The way a contractor answers those questions will tell you whether their process is disciplined or improvised. Speed of delivery, when it is real, follows from this kind of discipline rather than from cutting corners. A firm running an integrated in-house design-build practice — architecture, engineering, permitting, and construction under one roof — typically compresses delivery by two to three months versus the South Florida industry standard, because there are no coordination gaps to bridge between the architect and the builder.
For more on how Florida’s licensing categories actually differ, see “What is the difference between CGC and CBC in Florida?“
How to Find a Reputable General Contractor for Your Project
Most principals begin with referrals — from architects, interior designers, real estate brokers, or other clients who have built recently. Online vetting plays a role for shortlisting, but the deciding work is interviews, references, and document review. However, a search for ‘general contractors near me’ is a starting point, not a finish line.

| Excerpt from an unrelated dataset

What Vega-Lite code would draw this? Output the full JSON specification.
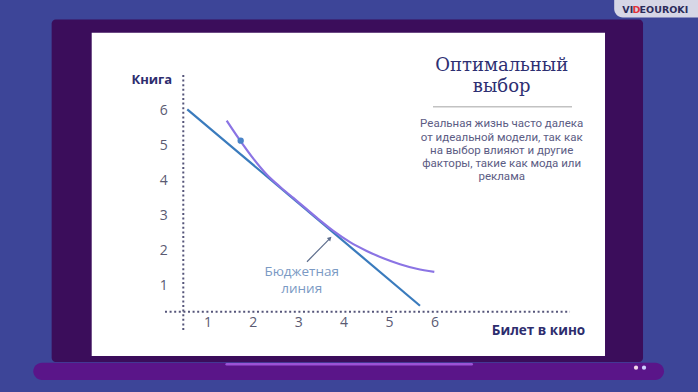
{
  "$schema": "https://vega.github.io/schema/vega-lite/v6.json",
  "width": 698,
  "height": 392,
  "autosize": {"type": "fit", "contains": "padding"},
  "padding": 0,
  "background": "#3d4598",
  "config": {"view": {"stroke": null}},
  "datasets": {
    "panels": [
      {"part": "frame", "x": -2.430, "x2": 10.595, "y": 8.600, "y2": -1.169},
      {"part": "slide", "x": -1.548, "x2": 9.758, "y": 8.223, "y2": -0.998},
      {"part": "base", "x": -2.835, "x2": 11.057, "y": -1.189, "y2": -1.683},
      {"part": "logo", "x": 9.96, "x2": 11.806, "y": 9.156, "y2": 8.66}
    ],
    "stripe": [{"x": 1.425, "x2": 6.822, "y": -1.236}],
    "lights": [
      {"light": "left", "x": 10.441, "y": -1.332},
      {"light": "right", "x": 10.617, "y": -1.332}
    ],
    "axislines": [
      {"axis": "Книга", "x": 0.469, "x2": 0.469, "y": 7.017, "y2": -0.257},
      {"axis": "Билет в кино", "x": 0.066, "x2": 8.987, "y": 0.265, "y2": 0.265}
    ],
    "budget": [
      {"x": 0.557, "y": 6.038},
      {"x": 5.683, "y": 0.436}
    ],
    "curve": [
      {"x": 1.425, "y": 5.713},
      {"x": 1.718, "y": 5.15},
      {"x": 2.012, "y": 4.63},
      {"x": 2.306, "y": 4.18},
      {"x": 2.599, "y": 3.83},
      {"x": 2.893, "y": 3.51},
      {"x": 3.187, "y": 3.19},
      {"x": 3.48, "y": 2.87},
      {"x": 3.774, "y": 2.57},
      {"x": 4.141, "y": 2.25},
      {"x": 4.508, "y": 2.0},
      {"x": 4.875, "y": 1.79},
      {"x": 5.242, "y": 1.62},
      {"x": 5.61, "y": 1.49},
      {"x": 5.998, "y": 1.40}
    ],
    "point": [{"x": 1.733, "y": 5.143}],
    "arrow": [{"x": 3.194, "y": 1.691, "x2": 3.700, "y2": 2.359}],
    "arrowhead": [{"x": 3.700, "y": 2.359}],
    "annot": [
      {"t": "Бюджетная", "x": 3.077, "y": 1.39},
      {"t": "линия", "x": 3.077, "y": 0.90}
    ],
    "titles": [
      {"t": "Оптимальный", "x": 7.482, "y": 7.273},
      {"t": "выбор", "x": 7.482, "y": 6.683}
    ],
    "divider": [{"x": 5.969, "x2": 9.031, "y": 6.112}],
    "body": [
      {"t": "Реальная жизнь часто далека", "x": 7.482, "y": 5.619},
      {"t": "от идеальной модели, так как", "x": 7.482, "y": 5.228},
      {"t": "на выбор влияют и другие", "x": 7.482, "y": 4.849},
      {"t": "факторы, такие как мода или", "x": 7.482, "y": 4.478},
      {"t": "реклама", "x": 7.482, "y": 4.107}
    ],
    "logoA": [{"t": "VI", "x": 10.38, "y": 8.87}],
    "logoD": [{"t": "D", "x": 10.45, "y": 8.87}],
    "logoB": [{"t": "EOUROKI", "x": 10.52, "y": 8.87}]
  },
  "encoding": {
    "x": {
      "field": "x",
      "type": "quantitative",
      "scale": {"domain": [-3.568, 11.806], "nice": false, "zero": false},
      "axis": {
        "orient": "bottom",
        "offset": -80.3,
        "zindex": 5,
        "domain": false,
        "ticks": false,
        "grid": false,
        "values": [1, 2, 3, 4, 5, 6],
        "labelFont": "Open Sans",
        "labelFontSize": 14,
        "labelColor": "#5a5a72",
        "labelPadding": 4,
        "title": "Билет в кино",
        "titleFont": "Open Sans",
        "titleFontSize": 13.5,
        "titleFontWeight": "bold",
        "titleColor": "#2d2d6e",
        "titleX": 538,
        "titleY": 18.8,
        "titleAlign": "center",
        "titleBaseline": "middle",
        "titleAnchor": null
      }
    },
    "y": {
      "field": "y",
      "type": "quantitative",
      "scale": {"domain": [-2.025, 9.156], "nice": false, "zero": false},
      "axis": {
        "orient": "left",
        "offset": -183.3,
        "zindex": 5,
        "domain": false,
        "ticks": false,
        "grid": false,
        "values": [1, 2, 3, 4, 5, 6],
        "labelFont": "Open Sans",
        "labelFontSize": 14,
        "labelColor": "#5a5a72",
        "labelPadding": 16,
        "title": "Книга",
        "titleFont": "Open Sans",
        "titleFontSize": 13,
        "titleFontWeight": "bold",
        "titleColor": "#2d2d6e",
        "titleAngle": 0,
        "titleX": -32,
        "titleY": 79,
        "titleAlign": "center",
        "titleBaseline": "middle",
        "titleAnchor": null
      }
    }
  },
  "layer": [
    {
      "data": {"name": "panels"},
      "transform": [{"filter": "datum.part === 'frame'"}],
      "mark": {"type": "rect", "color": "#3b0d5b", "cornerRadius": 4},
      "encoding": {"x2": {"field": "x2"}, "y2": {"field": "y2"}}
    },
    {
      "data": {"name": "panels"},
      "transform": [{"filter": "datum.part === 'base'"}],
      "mark": {"type": "rect", "color": "#5a1589", "cornerRadius": 9},
      "encoding": {"x2": {"field": "x2"}, "y2": {"field": "y2"}}
    },
    {
      "data": {"name": "panels"},
      "transform": [{"filter": "datum.part === 'slide'"}],
      "mark": {"type": "rect", "color": "#ffffff"},
      "encoding": {"x2": {"field": "x2"}, "y2": {"field": "y2"}}
    },
    {
      "data": {"name": "panels"},
      "transform": [{"filter": "datum.part === 'logo'"}],
      "mark": {"type": "rect", "color": "#d6d6e6", "cornerRadiusBottomLeft": 10},
      "encoding": {"x2": {"field": "x2"}, "y2": {"field": "y2"}}
    },
    {
      "data": {"name": "stripe"},
      "mark": {"type": "rule", "color": "#9b52d6", "strokeWidth": 2.5, "strokeCap": "round"},
      "encoding": {"x2": {"field": "x2"}}
    },
    {
      "data": {"name": "lights"},
      "mark": {"type": "point", "filled": true, "size": 18, "opacity": 1},
      "encoding": {
        "color": {
          "field": "light",
          "type": "nominal",
          "scale": {"domain": ["left", "right"], "range": ["#f4d6ea", "#cfd0ff"]},
          "legend": null
        }
      }
    },
    {
      "data": {"name": "axislines"},
      "mark": {"type": "rule", "color": "#55557a", "strokeWidth": 2, "strokeDash": [2, 2.6]},
      "encoding": {"x2": {"field": "x2"}, "y2": {"field": "y2"}}
    },
    {
      "data": {"name": "budget"},
      "mark": {"type": "line", "color": "#3a7bbd", "strokeWidth": 2.2},
      "encoding": {}
    },
    {
      "data": {"name": "curve"},
      "mark": {"type": "line", "color": "#8b74e4", "strokeWidth": 2.2, "interpolate": "monotone"},
      "encoding": {}
    },
    {
      "data": {"name": "point"},
      "mark": {"type": "point", "filled": true, "size": 40, "color": "#4a84c8", "opacity": 1},
      "encoding": {}
    },
    {
      "data": {"name": "arrow"},
      "mark": {"type": "rule", "color": "#5d6d8c", "strokeWidth": 1.2},
      "encoding": {"x2": {"field": "x2"}, "y2": {"field": "y2"}}
    },
    {
      "data": {"name": "arrowhead"},
      "mark": {"type": "point", "shape": "triangle-up", "filled": true, "size": 22, "angle": 45, "color": "#5d6d8c", "opacity": 1},
      "encoding": {}
    },
    {
      "data": {"name": "annot"},
      "mark": {"type": "text", "font": "Open Sans", "fontSize": 13.5, "color": "#7b9ac4", "align": "center", "baseline": "middle"},
      "encoding": {"text": {"field": "t"}}
    },
    {
      "data": {"name": "titles"},
      "mark": {"type": "text", "font": "DejaVu Serif", "fontSize": 18, "color": "#2d2f72", "align": "center", "baseline": "middle"},
      "encoding": {"text": {"field": "t"}}
    },
    {
      "data": {"name": "divider"},
      "mark": {"type": "rule", "color": "#c2c2c2", "strokeWidth": 1.5},
      "encoding": {"x2": {"field": "x2"}}
    },
    {
      "data": {"name": "body"},
      "mark": {"type": "text", "font": "Roboto", "fontSize": 11.5, "color": "#5c5c84", "align": "center", "baseline": "middle"},
      "encoding": {"text": {"field": "t"}}
    },
    {
      "data": {"name": "logoA"},
      "mark": {"type": "text", "font": "DejaVu Sans", "fontSize": 9.5, "fontWeight": "bold", "color": "#2b2b5b", "align": "right", "baseline": "middle"},
      "encoding": {"text": {"field": "t"}}
    },
    {
      "data": {"name": "logoD"},
      "mark": {"type": "text", "font": "DejaVu Sans", "fontSize": 9.5, "fontWeight": "bold", "color": "#e0313a", "align": "center", "baseline": "middle"},
      "encoding": {"text": {"field": "t"}}
    },
    {
      "data": {"name": "logoB"},
      "mark": {"type": "text", "font": "DejaVu Sans", "fontSize": 9.5, "fontWeight": "bold", "color": "#2b2b5b", "align": "left", "baseline": "middle"},
      "encoding": {"text": {"field": "t"}}
    }
  ]
}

Interview at least two or three firms. Ask each one about process, communication cadence, who from the firm is on the project on a daily basis, and how decisions get escalated. Request three reference clients and call them. Ask for proof of license, insurance certificates, bonding capacity, and recent project completion data. Examine the contract carefully — scope, schedule, schedule of values, payment milestones, change-order procedure, warranty terms.
Watch for general contractor red flags. The most common ones are bids that are materially lower than peers without a clear reason; reluctance to share licensing, insurance, or reference information; vague or open-ended contract language; communication that goes through a junior account manager rather than principal-level leadership; and pricing that excludes obvious scope items — landscaping, pools, finishes, permitting fees — that will surface as change orders later.
The signal of a serious firm is the inverse of those red flags. Documentation is offered without hesitation. The principal of the firm is the principal on your project. Contract language is specific. Pricing is comprehensive. Communication is proactive, not reactive.
For more on local sourcing and vetting, see “How do I find a local contractor?“
How to Ensure You're Getting a Fair Deal From a General Contractor
Pricing transparency in luxury construction is uneven across the industry. Many bids omit material scope — site work, permitting fees, landscaping, pools, interior finishes — to produce a more attractive base number that balloons during construction through change orders. The result is a project that might finish significantly above the figure the principal signed for, with the contractor pointing at the contract and the principal absorbing the difference.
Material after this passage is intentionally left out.